Error: Connection refused after 30s

AI Analysis:

Check if the Docker container is running: docker ps | grep homeassistant

Verify the host is reachable: ping 192.168.1.64

Check Docker logs for errors: docker logs homeassistant

Ensure port 8123 isn't blocked by firewall

Check disk space on AI server: df -h

It turned out to be a Docker issue - a failed integration update had crashed the container. The AI's suggestion to check Docker logs pointed me right to the problem.

Tips and Gotchas

Model selection matters. I use llama3.2 because it's fast enough to respond within a few seconds and smart enough to give useful suggestions. Larger models give better responses but you'll wait longer for alerts.

Keep prompts focused. The more context you give the LLM about your specific setup, the better the suggestions. You could enhance the prompt with information about your infrastructure pulled from a knowledge base.

Handle Ollama failures gracefully. If Ollama is down (ironic, I know), make sure your workflow still sends the basic alert. I have a fallback that posts "AI analysis unavailable" rather than failing silently.

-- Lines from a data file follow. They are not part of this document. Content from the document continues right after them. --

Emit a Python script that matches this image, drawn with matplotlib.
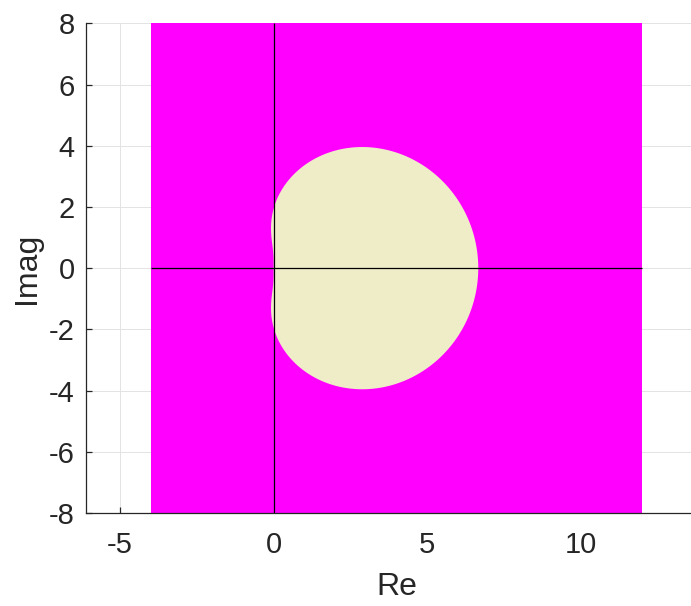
import numpy as np
import matplotlib
matplotlib.use("Agg")
import matplotlib.pyplot as plt
from matplotlib.patches import Rectangle, Polygon

# BDF3 coefficients: rho(w) = sum a_k w^k, sigma(w) = w^3
rho_coeffs = [-1/3, 3/2, -3, 11/6]   # for w^0, w^1, w^2, w^3
sigma_coeffs = [0, 0, 0, 1]
re_range = [-4, 12]
im_range = [-8, 8]
xticks = [-5, 0, 5, 10]
yticks = [-8, -6, -4, -2, 0, 2, 4, 6, 8]

plt.rcParams['font.family'] = ['Liberation Sans', 'DejaVu Sans']
plt.rcParams['axes.unicode_minus'] = False

fig = plt.figure(figsize=(6.91, 6.06), dpi=100)
ax = fig.add_axes([85.7/691, (606-513)/606, (708-85.7)/691, (513-23.3)/606])

# boundary locus
theta = np.linspace(0, 2*np.pi, 2000)
w = np.exp(1j*theta)
rho = sum(c*w**k for k, c in enumerate(rho_coeffs))
sig = sum(c*w**k for k, c in enumerate(sigma_coeffs))
z = rho/sig

ax.add_patch(Rectangle((re_range[0], im_range[0]), re_range[1]-re_range[0],
                       im_range[1]-im_range[0], facecolor='#ff00ff', edgecolor='none', zorder=1))
ax.add_patch(Polygon(np.column_stack([z.real, z.imag]), closed=True,
                     facecolor='#efedc8', edgecolor='none', zorder=2))
ax.hlines(0, re_range[0], re_range[1], color='black', lw=0.9, zorder=3)
ax.vlines(0, im_range[0], im_range[1], color='black', lw=0.9, zorder=3)

ax.set_xlim(-6.12, 14.15)
ax.set_ylim(-8, 8)
ax.set_xticks(xticks)
ax.set_yticks(yticks)
ax.set_axisbelow(True)
ax.grid(True, color='#e3e3e3', lw=0.7)
for s in ['top', 'right']:
    ax.spines[s].set_visible(False)
for s in ['left', 'bottom']:
    ax.spines[s].set_color('#262626')
    ax.spines[s].set_linewidth(0.9)
ax.tick_params(direction='in', length=4.5, width=0.9, colors='#262626',
               labelsize=21)
ax.tick_params(axis='x', pad=13)
ax.tick_params(axis='y', pad=8)
ax.set_xlabel('Re', fontsize=23, color='#262626', labelpad=9)
ax.set_ylabel('Imag', fontsize=23, color='#262626', labelpad=5)

fig.savefig('out.png', dpi=100)
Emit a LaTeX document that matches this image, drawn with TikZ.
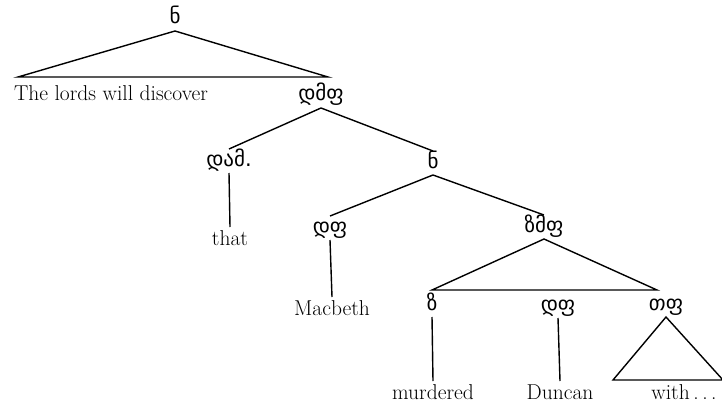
\documentclass[tikz,border=0pt]{standalone}
\usepackage{fontspec}
\newfontfamily\geo{DejaVu Sans}
\begin{document}
\begin{tikzpicture}[x=1pt,y=-1pt,line width=1.4pt,
  lab/.style={font=\geo\fontsize{21}{24}\selectfont,inner sep=0pt,text height=14pt,text depth=4pt,outer sep=3pt},
  word/.style={font=\fontsize{21.5}{24}\selectfont,inner sep=0pt,text height=14pt,text depth=4pt,outer sep=4pt}]
\useasboundingbox (0,0) rectangle (722,409);
% top
\node[lab] (s0) at (175,19) {ნ};
\coordinate (l1) at (18,77);
\coordinate (r1) at (328,77);
\draw (s0.south) -- (l1) -- (r1) -- cycle;
\node[word] (w1) at (111,96) {The lords will discover};
\node[lab] (cp) at (321,96) {დმფ};
% CP
\node[lab] (c) at (229,161) {დამ.};
\node[lab] (s2) at (433,163) {ნ};
\draw (cp.south) -- (c.north);
\draw (cp.south) -- (s2.north);
\node[word] (that) at (230,240) {that};
\draw (c.south) -- (that.north);
% S
\node[lab] (dp1) at (330,228) {დფ};
\node[lab] (vp) at (544,227) {ზმფ};
\draw (s2.south) -- (dp1.north);
\draw (s2.south) -- (vp.north);
\node[word] (mac) at (332,310) {Macbeth};
\draw (dp1.south) -- (mac.north);
% VP
\coordinate (l2) at (432,290);
\coordinate (r2) at (657,290);
\draw (vp.south) -- (l2) -- (r2) -- cycle;
\node[lab] (v) at (432,305) {ზ};
\node[lab] (dp2) at (558,306) {დფ};
\node[lab] (pp) at (666,305) {თფ};
\node[word] (mur) at (433,394) {murdered};
\node[word] (dun) at (560,394) {Duncan};
\node[word] (with) at (684,394) {with\,.\,.\,.};
\draw (v.south) -- (mur.north);
\draw (dp2.south) -- (dun.north);
\coordinate (l3) at (613,380);
\coordinate (r3) at (723,380);
\draw (pp.south) -- (l3) -- (r3) -- cycle;
\end{tikzpicture}
\end{document}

Don't alert on recovery. Configure Uptime Kuma to only send webhooks on DOWN events, not on recovery. Otherwise you'll get AI analysis of "the service came back up" which isn't very helpful.

What's Next

This basic setup works well, but there's room to expand. Some ideas I'm considering:

Query a RAG system with my homelab documentation for more specific suggestions
Add an "attempt auto-repair" option for common issues
Track which suggestions actually helped to improve prompts over time
Integrate with Home Assistant to check related sensor data

The point isn't to replace actual debugging skills - it's to get a head start on troubleshooting when you're half asleep and just want to know where to look first.